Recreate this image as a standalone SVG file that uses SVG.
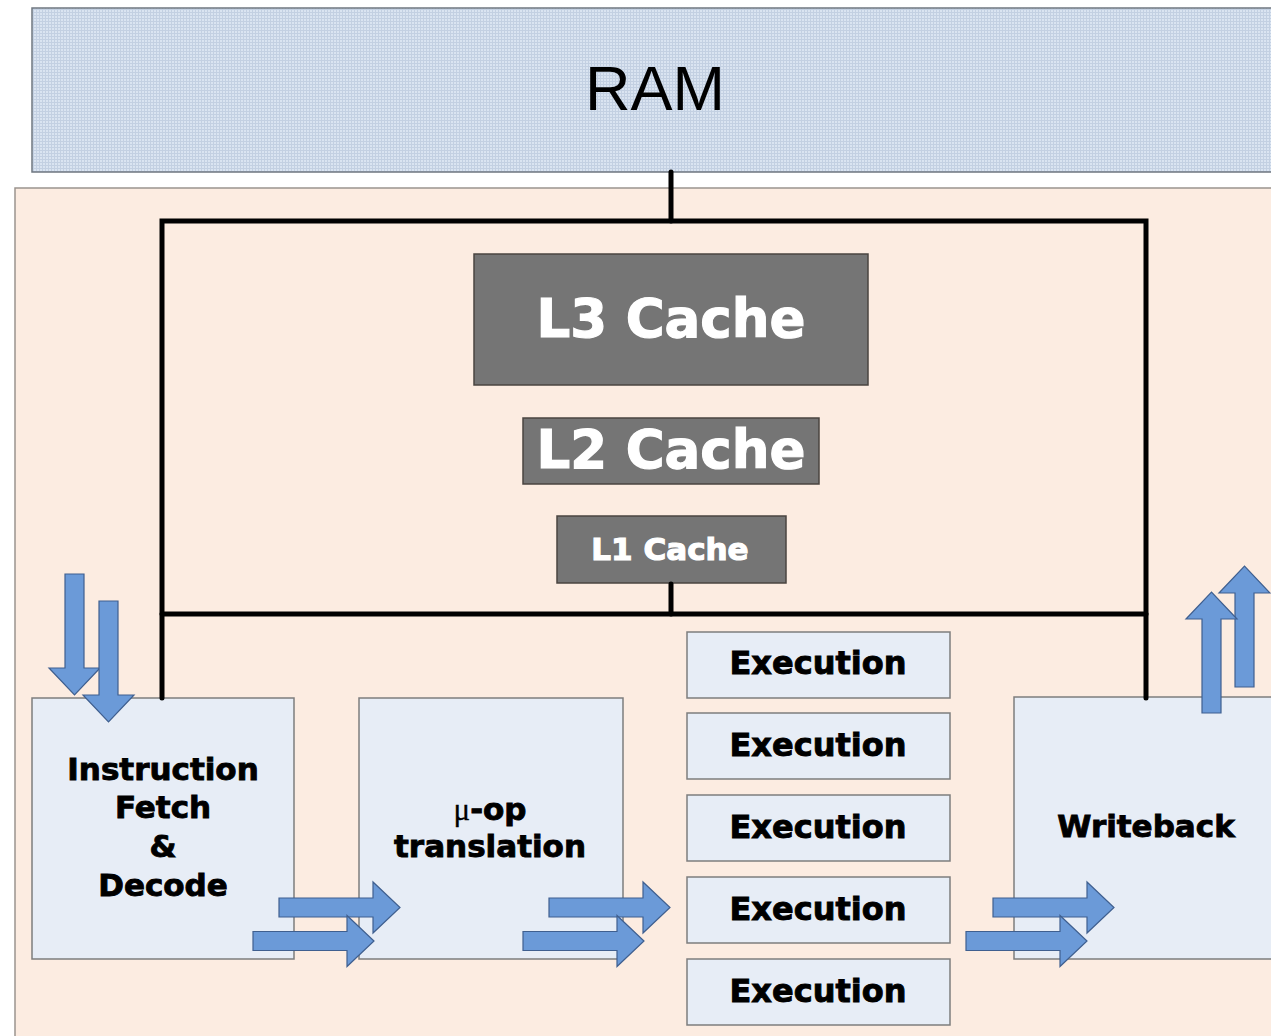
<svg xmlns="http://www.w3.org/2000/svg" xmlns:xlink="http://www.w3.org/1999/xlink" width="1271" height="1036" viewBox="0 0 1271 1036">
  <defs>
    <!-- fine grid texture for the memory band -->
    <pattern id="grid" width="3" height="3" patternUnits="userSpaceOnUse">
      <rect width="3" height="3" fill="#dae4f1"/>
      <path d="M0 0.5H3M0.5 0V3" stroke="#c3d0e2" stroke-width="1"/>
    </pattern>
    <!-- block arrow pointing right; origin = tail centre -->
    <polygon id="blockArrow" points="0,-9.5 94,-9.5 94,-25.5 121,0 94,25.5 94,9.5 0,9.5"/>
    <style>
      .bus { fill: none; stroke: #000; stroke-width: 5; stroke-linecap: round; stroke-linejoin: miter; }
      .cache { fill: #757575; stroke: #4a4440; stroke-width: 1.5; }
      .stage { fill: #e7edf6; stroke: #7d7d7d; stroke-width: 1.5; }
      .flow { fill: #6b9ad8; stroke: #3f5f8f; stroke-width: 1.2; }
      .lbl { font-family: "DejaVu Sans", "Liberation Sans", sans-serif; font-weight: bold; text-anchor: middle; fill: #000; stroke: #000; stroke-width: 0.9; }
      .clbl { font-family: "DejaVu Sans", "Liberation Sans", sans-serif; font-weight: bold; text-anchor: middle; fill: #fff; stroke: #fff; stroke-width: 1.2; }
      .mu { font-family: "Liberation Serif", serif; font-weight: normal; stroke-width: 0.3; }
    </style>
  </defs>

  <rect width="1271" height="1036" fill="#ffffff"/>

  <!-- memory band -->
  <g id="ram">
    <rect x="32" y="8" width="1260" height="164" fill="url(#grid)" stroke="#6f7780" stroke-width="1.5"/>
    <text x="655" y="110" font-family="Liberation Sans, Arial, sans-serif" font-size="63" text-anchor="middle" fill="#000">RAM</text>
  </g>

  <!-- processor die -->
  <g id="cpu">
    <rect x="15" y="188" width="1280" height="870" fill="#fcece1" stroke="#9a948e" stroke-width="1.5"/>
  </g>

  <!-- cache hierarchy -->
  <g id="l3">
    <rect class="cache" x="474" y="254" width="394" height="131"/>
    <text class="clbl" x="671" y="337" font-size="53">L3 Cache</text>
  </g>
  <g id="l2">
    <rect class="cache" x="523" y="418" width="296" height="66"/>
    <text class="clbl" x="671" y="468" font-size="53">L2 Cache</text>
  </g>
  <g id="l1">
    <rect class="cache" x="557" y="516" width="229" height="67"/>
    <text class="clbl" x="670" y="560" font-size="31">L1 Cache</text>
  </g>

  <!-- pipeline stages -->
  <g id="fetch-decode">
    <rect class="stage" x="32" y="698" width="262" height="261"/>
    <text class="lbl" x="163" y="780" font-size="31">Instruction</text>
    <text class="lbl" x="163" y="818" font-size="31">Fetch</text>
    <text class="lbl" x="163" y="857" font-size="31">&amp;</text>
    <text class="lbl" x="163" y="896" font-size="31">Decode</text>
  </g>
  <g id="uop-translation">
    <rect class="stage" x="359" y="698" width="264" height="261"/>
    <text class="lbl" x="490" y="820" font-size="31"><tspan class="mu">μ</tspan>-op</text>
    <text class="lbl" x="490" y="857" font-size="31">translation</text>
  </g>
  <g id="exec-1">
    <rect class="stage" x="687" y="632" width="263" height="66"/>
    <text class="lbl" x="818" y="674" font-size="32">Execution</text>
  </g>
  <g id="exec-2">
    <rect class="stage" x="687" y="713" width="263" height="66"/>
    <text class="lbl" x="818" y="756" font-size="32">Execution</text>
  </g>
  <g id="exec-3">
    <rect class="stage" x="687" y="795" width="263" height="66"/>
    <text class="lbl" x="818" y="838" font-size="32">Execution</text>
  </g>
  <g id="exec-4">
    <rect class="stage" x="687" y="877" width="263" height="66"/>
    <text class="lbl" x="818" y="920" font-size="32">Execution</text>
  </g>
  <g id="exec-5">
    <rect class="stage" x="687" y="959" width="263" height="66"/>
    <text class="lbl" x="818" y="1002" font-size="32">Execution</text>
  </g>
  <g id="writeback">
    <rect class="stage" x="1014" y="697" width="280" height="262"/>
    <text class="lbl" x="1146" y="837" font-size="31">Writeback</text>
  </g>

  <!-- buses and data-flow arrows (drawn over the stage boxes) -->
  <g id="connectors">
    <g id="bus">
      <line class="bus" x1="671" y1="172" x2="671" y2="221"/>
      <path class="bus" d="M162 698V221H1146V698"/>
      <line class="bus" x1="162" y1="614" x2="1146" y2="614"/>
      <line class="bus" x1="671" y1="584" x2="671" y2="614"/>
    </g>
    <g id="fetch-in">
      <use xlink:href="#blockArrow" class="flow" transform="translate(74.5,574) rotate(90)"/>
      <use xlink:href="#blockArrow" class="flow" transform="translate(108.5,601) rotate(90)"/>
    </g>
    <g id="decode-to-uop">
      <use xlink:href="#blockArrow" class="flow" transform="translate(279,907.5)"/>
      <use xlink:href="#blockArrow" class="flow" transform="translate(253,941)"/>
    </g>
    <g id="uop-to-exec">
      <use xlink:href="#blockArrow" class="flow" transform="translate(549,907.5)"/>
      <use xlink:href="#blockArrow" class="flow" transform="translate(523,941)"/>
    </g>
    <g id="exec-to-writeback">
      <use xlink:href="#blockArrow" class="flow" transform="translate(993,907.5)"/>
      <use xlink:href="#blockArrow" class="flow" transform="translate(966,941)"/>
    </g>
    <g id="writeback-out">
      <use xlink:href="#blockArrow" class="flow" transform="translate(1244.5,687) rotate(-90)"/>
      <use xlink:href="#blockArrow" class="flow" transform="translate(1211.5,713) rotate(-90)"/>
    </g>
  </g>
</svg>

---

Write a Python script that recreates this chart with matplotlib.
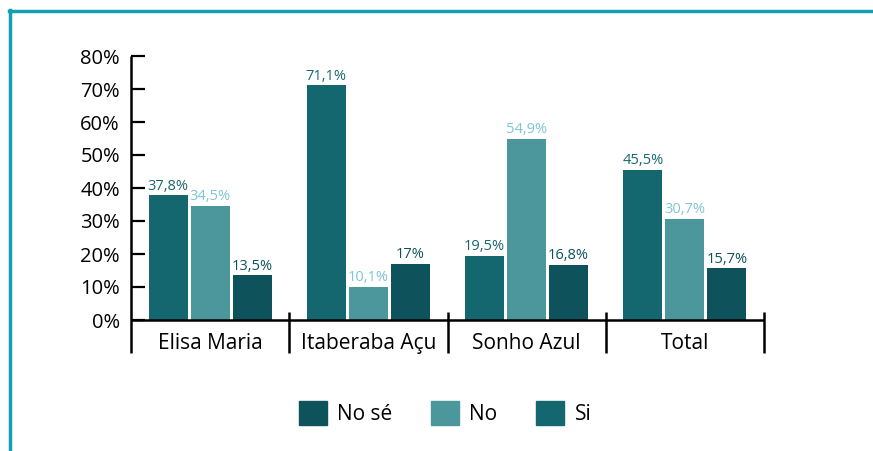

◆ **EXERCISE**: Return every line of the preceding records in which the word "that" appears.

◆ **FULL SOLUTION**:
Recreate this image as a standalone SVG file that uses SVG.
Write a Python script that recreates this chart with matplotlib.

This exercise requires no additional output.